In just 18 months, Jess Glynne has made the leap from featured artist to fully fledged pop star with two solo No 1 singles and an equally high-achieving debut album. Yet the spectre of a home town show leaves her mouth dry, her nerves jangling and her eyes scanning the venue for her family. “Am I doing good Mum?” she asks.
It’s a typically humble moment from a dance-pop diva whose big voice powers uplifting, self-empowering disco invigorated by winning candour and genuine vulnerability.

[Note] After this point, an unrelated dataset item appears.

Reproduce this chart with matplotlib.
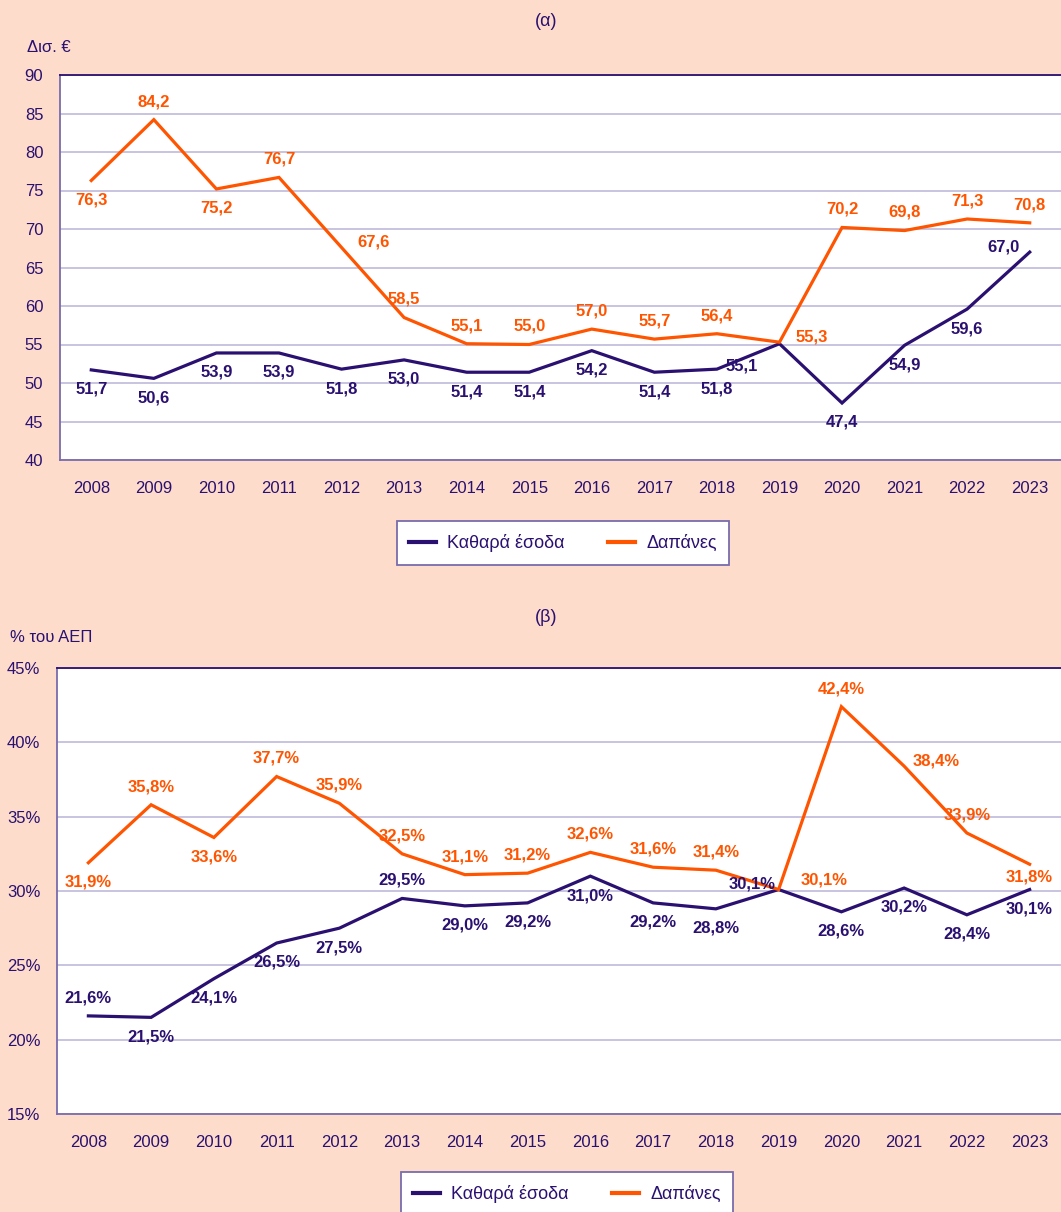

But Glynne is astute, too: a wall of silver tinsel behind her promotes an anticipatory Christmas party atmosphere, and she starts in suitably celebratory style, moving from aspirational, soul-tinged anthem Ain’t Got Far to Go to her house-based hit with Clean Bandit, Real Love, dropping the chorus of perennial pop favourite Finally by CeCe Peniston in for good measure.
Dressed to the nines in a black, sequinned playsuit and ankle boots, her hair in two tight plaits, Glynne confidently strides and slinks about the stage, dancing in sync with her two backing singers and mimicking her guitarist when he indulges in a risible, inappropriate rock solo on Love Me.

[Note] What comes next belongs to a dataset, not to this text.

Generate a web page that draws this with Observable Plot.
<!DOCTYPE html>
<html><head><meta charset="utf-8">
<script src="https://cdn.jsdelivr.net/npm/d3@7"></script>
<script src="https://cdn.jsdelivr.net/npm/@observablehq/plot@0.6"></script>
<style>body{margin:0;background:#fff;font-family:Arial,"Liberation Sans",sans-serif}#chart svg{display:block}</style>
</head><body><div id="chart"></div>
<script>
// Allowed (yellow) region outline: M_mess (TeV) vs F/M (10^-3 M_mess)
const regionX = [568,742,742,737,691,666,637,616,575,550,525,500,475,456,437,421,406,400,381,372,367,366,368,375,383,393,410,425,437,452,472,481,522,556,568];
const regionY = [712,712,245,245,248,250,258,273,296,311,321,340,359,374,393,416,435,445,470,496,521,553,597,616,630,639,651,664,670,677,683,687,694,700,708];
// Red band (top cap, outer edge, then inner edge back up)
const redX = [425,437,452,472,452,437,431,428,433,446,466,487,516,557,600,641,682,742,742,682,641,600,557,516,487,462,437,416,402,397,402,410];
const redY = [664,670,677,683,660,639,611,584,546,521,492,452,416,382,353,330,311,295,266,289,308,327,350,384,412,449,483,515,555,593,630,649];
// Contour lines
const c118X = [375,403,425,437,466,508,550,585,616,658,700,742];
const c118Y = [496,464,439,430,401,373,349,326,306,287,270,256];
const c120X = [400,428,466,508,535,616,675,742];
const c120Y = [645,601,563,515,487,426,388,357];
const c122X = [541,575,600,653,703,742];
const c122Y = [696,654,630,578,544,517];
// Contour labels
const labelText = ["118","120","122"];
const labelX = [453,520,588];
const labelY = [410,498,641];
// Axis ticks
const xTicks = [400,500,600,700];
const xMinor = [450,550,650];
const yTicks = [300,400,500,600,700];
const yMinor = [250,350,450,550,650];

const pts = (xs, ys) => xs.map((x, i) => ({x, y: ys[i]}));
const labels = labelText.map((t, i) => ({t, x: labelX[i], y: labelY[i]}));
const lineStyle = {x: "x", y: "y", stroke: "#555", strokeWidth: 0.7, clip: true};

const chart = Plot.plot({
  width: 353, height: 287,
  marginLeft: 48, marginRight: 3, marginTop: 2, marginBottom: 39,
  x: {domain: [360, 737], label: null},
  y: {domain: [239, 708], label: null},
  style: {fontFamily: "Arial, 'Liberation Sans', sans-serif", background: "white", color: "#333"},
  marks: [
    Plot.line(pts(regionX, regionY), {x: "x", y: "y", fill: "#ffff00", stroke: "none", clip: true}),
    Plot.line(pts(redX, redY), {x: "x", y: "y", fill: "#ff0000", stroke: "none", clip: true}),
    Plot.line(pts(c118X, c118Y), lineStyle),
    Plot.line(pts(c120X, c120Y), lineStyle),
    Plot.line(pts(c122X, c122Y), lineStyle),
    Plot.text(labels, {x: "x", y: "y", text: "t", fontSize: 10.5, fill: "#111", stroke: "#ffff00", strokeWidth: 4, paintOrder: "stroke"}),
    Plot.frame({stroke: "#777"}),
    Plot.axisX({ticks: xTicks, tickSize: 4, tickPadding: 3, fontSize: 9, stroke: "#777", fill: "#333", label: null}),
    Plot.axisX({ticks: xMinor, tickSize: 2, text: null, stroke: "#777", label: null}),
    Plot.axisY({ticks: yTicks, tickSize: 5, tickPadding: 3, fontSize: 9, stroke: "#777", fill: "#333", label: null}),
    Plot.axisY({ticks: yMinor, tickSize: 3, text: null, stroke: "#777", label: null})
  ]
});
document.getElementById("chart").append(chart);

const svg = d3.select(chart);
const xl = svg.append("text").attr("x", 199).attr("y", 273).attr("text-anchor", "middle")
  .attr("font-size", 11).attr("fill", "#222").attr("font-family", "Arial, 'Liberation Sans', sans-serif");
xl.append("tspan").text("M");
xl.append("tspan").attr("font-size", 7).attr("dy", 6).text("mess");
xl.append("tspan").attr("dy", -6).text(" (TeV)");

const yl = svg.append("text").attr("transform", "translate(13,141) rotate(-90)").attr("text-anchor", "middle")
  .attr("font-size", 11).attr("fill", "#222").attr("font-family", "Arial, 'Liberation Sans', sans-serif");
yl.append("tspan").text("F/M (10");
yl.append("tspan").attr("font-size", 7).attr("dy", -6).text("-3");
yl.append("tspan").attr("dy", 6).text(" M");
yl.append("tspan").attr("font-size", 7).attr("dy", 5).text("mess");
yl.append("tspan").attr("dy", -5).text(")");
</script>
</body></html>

But she is also approachable. Having had a girl faint in a previous show – “it really upset me,” she says – Glynne frets about the crowd getting dehydrated and worries about covering an Amy Winehouse song, Tears Dry on Their Own in Winehouse’s stomping ground, Camden. “Excuse me if I fuck it up,” she says.

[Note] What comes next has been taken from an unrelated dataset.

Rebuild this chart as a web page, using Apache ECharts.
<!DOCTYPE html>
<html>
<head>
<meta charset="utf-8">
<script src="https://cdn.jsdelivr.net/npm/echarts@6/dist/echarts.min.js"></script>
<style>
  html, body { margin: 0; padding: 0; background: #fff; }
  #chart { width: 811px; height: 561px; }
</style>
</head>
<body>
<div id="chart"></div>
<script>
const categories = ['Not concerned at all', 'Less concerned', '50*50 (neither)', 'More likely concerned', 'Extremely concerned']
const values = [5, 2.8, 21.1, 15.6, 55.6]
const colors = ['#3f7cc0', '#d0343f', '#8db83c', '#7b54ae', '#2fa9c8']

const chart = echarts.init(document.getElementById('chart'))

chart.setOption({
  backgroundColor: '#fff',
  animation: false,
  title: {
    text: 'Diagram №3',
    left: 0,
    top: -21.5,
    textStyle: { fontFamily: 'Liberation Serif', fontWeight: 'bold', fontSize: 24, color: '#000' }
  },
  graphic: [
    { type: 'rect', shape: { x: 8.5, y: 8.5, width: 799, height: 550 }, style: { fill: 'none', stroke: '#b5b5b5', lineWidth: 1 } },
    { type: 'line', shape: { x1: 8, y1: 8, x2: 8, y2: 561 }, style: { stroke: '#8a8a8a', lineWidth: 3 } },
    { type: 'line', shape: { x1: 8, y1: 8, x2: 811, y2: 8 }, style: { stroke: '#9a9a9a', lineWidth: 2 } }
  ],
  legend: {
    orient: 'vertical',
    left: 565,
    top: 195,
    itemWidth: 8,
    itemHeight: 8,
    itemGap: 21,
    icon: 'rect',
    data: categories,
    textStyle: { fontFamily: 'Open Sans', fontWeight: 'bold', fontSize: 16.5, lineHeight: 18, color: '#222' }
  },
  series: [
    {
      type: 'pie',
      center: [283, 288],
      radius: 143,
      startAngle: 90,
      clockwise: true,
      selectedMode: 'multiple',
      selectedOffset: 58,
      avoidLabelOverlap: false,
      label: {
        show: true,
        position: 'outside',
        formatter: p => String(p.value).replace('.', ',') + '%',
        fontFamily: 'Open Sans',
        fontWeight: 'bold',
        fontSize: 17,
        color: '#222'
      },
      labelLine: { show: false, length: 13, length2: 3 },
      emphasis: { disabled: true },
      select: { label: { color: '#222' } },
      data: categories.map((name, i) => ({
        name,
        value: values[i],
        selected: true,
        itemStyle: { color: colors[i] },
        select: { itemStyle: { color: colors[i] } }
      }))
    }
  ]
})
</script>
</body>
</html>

She doesn’t, but Glynne’s enjoyable, not overly reverential rendition reveals that her voice is more workhorse than thoroughbred. Until, that is, she performs Take Me Home. An affecting, syrup-free ballad chosen as this year’s Children in Need single, it is subtle yet powerful, tender but determinedly down to earth and the highlight of the show. And while jubilant, glitter-canon enhanced encore Hold My Hand puts her back on the dancefloor, Glynne leaves little doubt there’s life beyond it.